━━━ Dataset excerpts
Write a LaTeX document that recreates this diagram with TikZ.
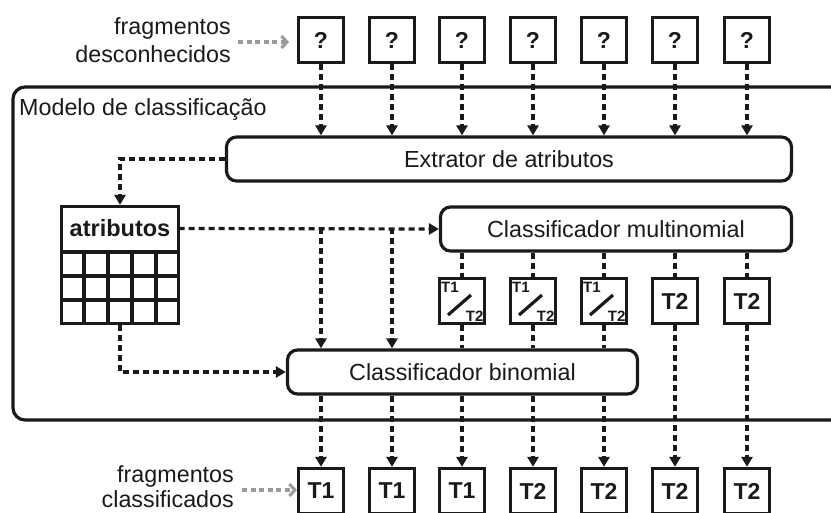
\documentclass[tikz,border=0pt]{standalone}
\usepackage{fontspec}
\setmainfont{Liberation Sans}
\usetikzlibrary{arrows.meta,positioning}

\definecolor{ink}{HTML}{1A1A1A}
\definecolor{hint}{HTML}{9A9A9A}

\tikzset{
  x=1pt, y=-1pt,
  every node/.style={text=ink},
  frag/.style={draw=ink, line width=3.2pt, minimum width=45pt, minimum height=45pt,
    inner sep=0pt, font=\fontsize{23}{26}\selectfont\bfseries},
  proc/.style={draw=ink, line width=3.2pt, rounded corners=10pt, inner sep=0pt,
    minimum height=44pt, font=\fontsize{23.3}{27}\selectfont},
  flow/.style={draw=ink, line width=3.2pt, dash pattern=on 6pt off 4pt},
  flowto/.style={flow, -{Triangle[length=10pt,width=11pt]}},
  hintarrow/.style={draw=hint, line width=3.2pt, dash pattern=on 5pt off 3.5pt,
    -{Straight Barb[length=5.5pt,width=12pt,line width=3pt]}},
  caption/.style={align=right, anchor=east, inner sep=0pt},
  tiny/.style={inner sep=0pt, font=\fontsize{15}{15}\selectfont\bfseries},
}

\begin{document}
\begin{tikzpicture}
\useasboundingbox (0,0) rectangle (831,513);
\clip (0,0) rectangle (831,513);
\fill[white] (0,0) rectangle (831,513);

% classification model frame
\draw[ink, line width=3.2pt, rounded corners=12pt] (13,87) rectangle (870,420);
\node[anchor=west, inner sep=0pt, font=\fontsize{23.3}{27}\selectfont] (model) at (19,110) {Modelo de classificação};

% unknown fragments
\foreach \i/\x in {1/321,2/392,3/462,4/533,5/604,6/675,7/747}
  \node[frag] (q\i) at (\x,40) {?};
\node[caption, font=\fontsize{23.3}{28}\selectfont] (inlabel) at (231,40) {fragmentos\\desconhecidos};
\coordinate (instart) at (238,42);
\coordinate (intip) at (289,42);
\draw[hintarrow] (instart) -- (intip);

% processing blocks
\node[proc, minimum width=565pt] (extr) at (509,159) {Extrator de atributos};
\node[proc, minimum width=351pt] (multi) at (616,229) {Classificador multinomial};
\node[proc, minimum width=350pt] (bino) at (462.5,372) {Classificador binomial};

% feature table
\node[draw=ink, line width=3.2pt, minimum width=117pt, minimum height=117pt, inner sep=0pt] (attr) at (120,265) {};
\node[inner sep=0pt, minimum width=117pt, minimum height=44pt, font=\fontsize{23.5}{27}\selectfont\bfseries] (attrhead) at (120,228.5) {atributos};
\draw[ink, line width=3.2pt] (60,252) -- (180,252);
\foreach \y in {276,300} \draw[ink, line width=3.2pt] (60,\y) -- (180,\y);
\foreach \x in {84,108,132,156} \draw[ink, line width=3.2pt] (\x,252) -- (\x,325);

% multinomial outputs: undecided T1/T2 and decided T2
\foreach \i/\x in {3/462,4/533,5/604}{
  \node[frag] (s\i) at (\x,301) {};
  \draw[ink, line width=3.2pt] ([xshift=-14pt,yshift=-14pt]s\i.center) -- ([xshift=9pt,yshift=6pt]s\i.center);
  \node[tiny, anchor=north west] at ([xshift=3pt,yshift=-5pt]s\i.north west) {T1};
  \node[tiny, anchor=south east] at ([xshift=-2.5pt,yshift=3.5pt]s\i.south east) {T2};
}
\foreach \i/\x in {6/675,7/747}
  \node[frag] (s\i) at (\x,301) {T2};

% classified fragments
\foreach \i/\x/\t in {1/321/T1,2/392/T1,3/462/T1,4/533/T2,5/604/T2,6/675/T2,7/747/T2}
  \node[frag] (o\i) at (\x,491) {\t};
\node[caption, font=\fontsize{23.3}{25}\selectfont] (outlabel) at (234,487) {fragmentos\\classificados};
\coordinate (outstart) at (242,490);
\draw[hintarrow] (outstart) -- (o1.west |- outstart);

% fragments into the extractor
\foreach \i in {1,...,7}
  \draw[flowto] (q\i.south) -- (q\i |- extr.north);

% extractor to feature table
\draw[flowto] (extr.west) -| (attr.north);

% features to both classifiers
\draw[flowto] (attrhead.east) -- (multi.west);
\foreach \i in {1,2}{
  \coordinate (tap\i) at (attrhead.east -| q\i);
  \draw[flowto] (tap\i) -- (tap\i |- bino.north);
}
\draw[flowto] (attr.south) |- (bino.west);

% multinomial decisions
\foreach \i in {3,...,7}
  \draw[flow] (s\i |- multi.south) -- (s\i.north);
\foreach \i in {3,4,5}
  \draw[flow] (s\i.south) -- (s\i |- bino.north);

% final labels
\foreach \i in {1,...,5}
  \draw[flowto] (o\i |- bino.south) -- (o\i.north);
\foreach \i in {6,7}
  \draw[flowto] (s\i.south) -- (o\i.north);
\end{tikzpicture}
\end{document}
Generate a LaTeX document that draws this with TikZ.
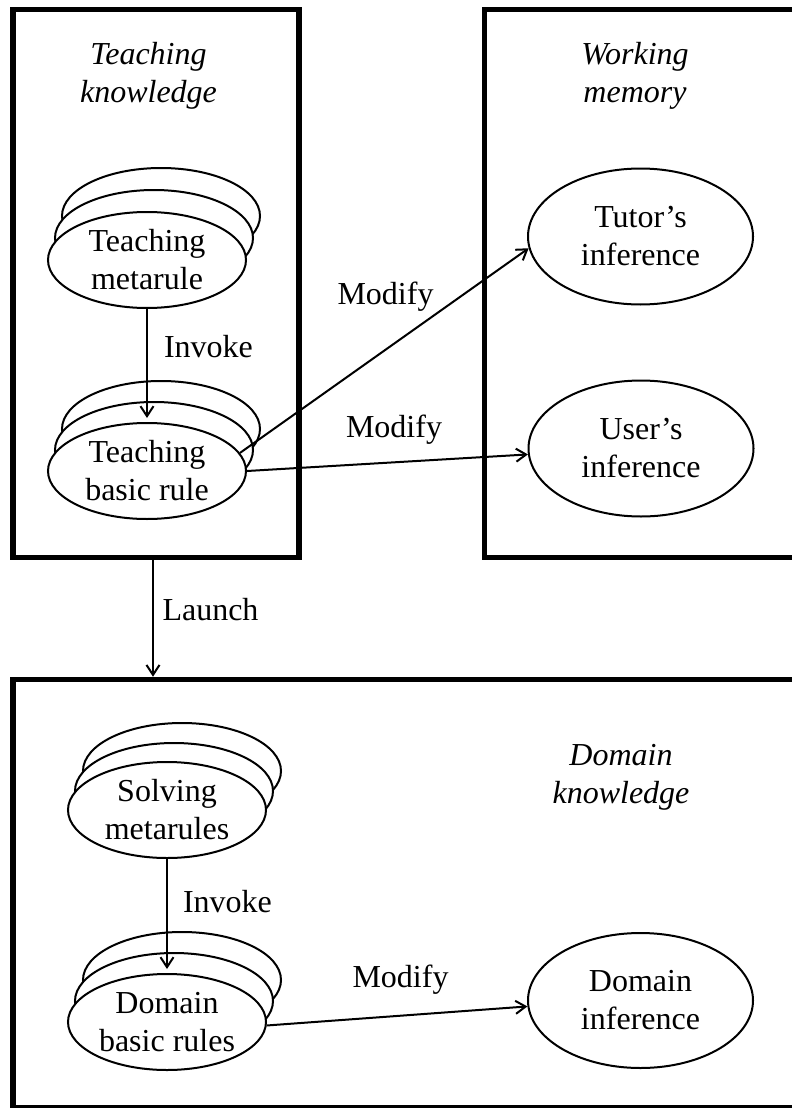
\documentclass[tikz,border=0pt]{standalone}
\usepackage{fontspec}
\setmainfont{Liberation Serif}
\usetikzlibrary{arrows.meta,shapes.geometric}
\begin{document}
\begin{tikzpicture}[x=1pt,y=-1pt,
  txt/.style={font=\fontsize{32}{38}\selectfont},
  frame/.style={draw, rectangle, line width=5.5pt, inner sep=0pt},
  rulebox/.style={ellipse, draw, line width=2pt, fill=white, minimum width=198pt,
    minimum height=96pt, inner sep=0pt, align=center, txt},
  store/.style={ellipse, draw, line width=2pt, fill=white, minimum width=225pt,
    minimum height=136pt, inner sep=0pt, align=center, txt},
  title/.style={align=center, inner sep=0pt, font=\fontsize{32}{38}\selectfont\itshape},
  lab/.style={inner sep=0pt, anchor=base, txt},
  link/.style={line width=2pt, -{Straight Barb[length=10pt,width=13pt]}}
]
\useasboundingbox (0,0) rectangle (792,1108);

% knowledge frames (the right-hand ones run past the page edge)
\node[frame, minimum width=286pt, minimum height=548pt] (lbox) at (156,283.5) {};
\node[frame, minimum width=345.5pt, minimum height=548pt] (rbox) at (657.25,283.5) {};
\node[frame, minimum width=817pt, minimum height=428.5pt] (bbox) at (421.5,893.75) {};

% frame titles
\node[title] (tk) at (148.5,75.5) {Teaching\\knowledge};
\node[title] (wm) at (635,75.5) {Working\\memory};
\node[title] (dk) at (621,777.5) {Domain\\knowledge};

% stacked rule sets: two copies behind each front ellipse
\node[rulebox] (tm3) at (161,216) {};
\node[rulebox] (tm2) at (154,238) {};
\node[rulebox] (tm)  at (147,260) {Teaching\\metarule};

\node[rulebox] (tb3) at (161,429) {};
\node[rulebox] (tb2) at (154,450) {};
\node[rulebox] (tb)  at (147,471) {Teaching\\basic rule};

\node[rulebox] (sm3) at (182,771) {};
\node[rulebox] (sm2) at (174,791) {};
\node[rulebox] (sm)  at (167,810) {Solving\\metarules};

\node[rulebox] (db3) at (182,980) {};
\node[rulebox] (db2) at (174,1001) {};
\node[rulebox] (db)  at (167,1022) {Domain\\basic rules};

% inference stores
\node[store] (tutor) at (640.5,236.5) {Tutor’s\\inference};
\node[store] (user)  at (641,448.5) {User’s\\inference};
\node[store, minimum height=135pt] (di) at (640.5,1000.5) {Domain\\inference};

% connectors
\draw[link, shorten >=4pt] (tm.south) -- (tb.north);
\draw[link] (tb.11) -- (tutor.186);
\draw[link] (tb.east) -- (user.183);
\draw[link] ([xshift=-3pt]lbox.south) -- ([xshift=-3pt]lbox.south |- bbox.north);
\draw[link, shorten >=4pt] (sm.south) -- (db.north);
\draw[link] (db.-2) -- (di.183);

% connector labels
\node[lab] (inv1) at (208.5,357) {Invoke};
\node[lab] (mod1) at (385.5,304) {Modify};
\node[lab] (mod2) at (394,437) {Modify};
\node[lab] (lau)  at (210.5,620) {Launch};
\node[lab] (inv2) at (227.5,912) {Invoke};
\node[lab] (mod3) at (400.5,987) {Modify};
\end{tikzpicture}
\end{document}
━━━━━━
# Directive:
Up in the listing, locate the line with "Generate a LaTeX"; print it and every line after it down to the line with "(dk) at (621,777.5)", which is included too. Skip the pictures.

# Exercise answer:
Generate a LaTeX document that draws this with TikZ.
\documentclass[tikz,border=0pt]{standalone}
\usepackage{fontspec}
\setmainfont{Liberation Serif}
\usetikzlibrary{arrows.meta,shapes.geometric}
\begin{document}
\begin{tikzpicture}[x=1pt,y=-1pt,
  txt/.style={font=\fontsize{32}{38}\selectfont},
  frame/.style={draw, rectangle, line width=5.5pt, inner sep=0pt},
  rulebox/.style={ellipse, draw, line width=2pt, fill=white, minimum width=198pt,
    minimum height=96pt, inner sep=0pt, align=center, txt},
  store/.style={ellipse, draw, line width=2pt, fill=white, minimum width=225pt,
    minimum height=136pt, inner sep=0pt, align=center, txt},
  title/.style={align=center, inner sep=0pt, font=\fontsize{32}{38}\selectfont\itshape},
  lab/.style={inner sep=0pt, anchor=base, txt},
  link/.style={line width=2pt, -{Straight Barb[length=10pt,width=13pt]}}
]
\useasboundingbox (0,0) rectangle (792,1108);

% knowledge frames (the right-hand ones run past the page edge)
\node[frame, minimum width=286pt, minimum height=548pt] (lbox) at (156,283.5) {};
\node[frame, minimum width=345.5pt, minimum height=548pt] (rbox) at (657.25,283.5) {};
\node[frame, minimum width=817pt, minimum height=428.5pt] (bbox) at (421.5,893.75) {};

% frame titles
\node[title] (tk) at (148.5,75.5) {Teaching\\knowledge};
\node[title] (wm) at (635,75.5) {Working\\memory};
\node[title] (dk) at (621,777.5) {Domain\\knowledge};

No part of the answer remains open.